Famadihana : La mort est une fête
6 juillet 2012 - TraditionsNo Comment   //   2591 Views   //   N°: 30

Comme chaque année, l’arrivée de l’hiver marque le retour des famadihana, les cérémonies du retournement des morts, à travers le pays. Un moment capital pour les familles, où les défunts intègrent enfin leur statut d’« ancêtres », intercesseurs entre les hommes et les Dieux. 

Les observateurs extérieurs traduisent couramment famadihana par « exhumation » ou « retournement des morts ». Ce qui n’est pas faux en soi, mais pour les Malgaches, cela signifie beaucoup plus que cela. Le famadihana est très exactement le rituel par lequel la dépouille d’un parent atteint le statut de razana, d’ancêtre.

« Un moment capital dans la spiritualité malgache, car tous les morts ne deviennent pas automatiquement des razana », explique Hemerson Andrianetrazafy, enseignant chercheur en civilisation à l’Université d’Antananarivo.

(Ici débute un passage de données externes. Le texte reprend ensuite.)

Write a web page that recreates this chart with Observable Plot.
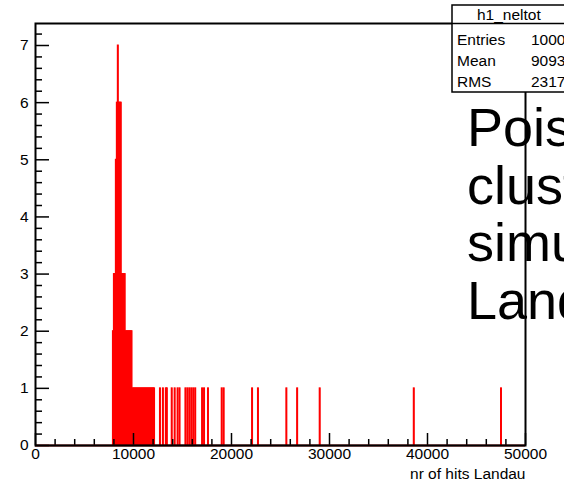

Une étape tellement importante pour les descendants qu’elle se prépare plusieurs années à l’avance. Pour cela, il convient de faire pas mal d’économies, ne serait-ce que pour acheter les porcs et les poulets qui entreront dans le vary be menaka (littéralement riz imbibé de graisse de porc), le plat spécial servi durant les famadihana. « Je compte abattre quatre porcs bien gras et des dizaines de poulets, en plus du riz et de l’alcool », explique Bernard Rakotomanampy qui prévoit d’organiser son famadihana à Ambatolampy les 24 et 25 août. Il y « exhumera » son frère aîné, ses parents ainsi que ses grands-parents. « L’hiver arrive et leur lamba est sûrement déchiré. Je dois m’occuper d’eux pour qu’ils ne prennent pas froid, comme eux se sont occupés de moi de leur vivant », précise-t-il. Pour les Malgaches, la mort n’est pas une dissolution, un anéantissement, mais une étape conduisant au statut d’ancêtre. « Tsy maty fa lasan-ko razana », dit-on, « Ils vivent mais sous une autre forme », servant d’intermédiaire entre les vivants et les zanahary, les divinités.

Le famadihana est donc l’occasion d’une immense fête visant à resserrer lien familial en mémoire des défunts. Contrairement aux autres événements familiaux, mariages, baptêmes, circoncisions, tout le monde se doit d’être présent, quitte à devoir traverser l’île ou prendre un avion depuis l’étranger. Tous les parents (havana), même ceux perdus de vue depuis des lustres, seront là. Tous sans exception. Et pour cause, les famadihana ne s’organisent en moyenne que tous les sept ans au sein d’une famille. « Ce serait un grand manque de respect envers les défunts que de ne pas y aller. Et puis c’est l’occasion de croiser de nouveaux parents », explique Bernard Rakotomanampy. Bref, la vie continue, si elle a jamais cessé.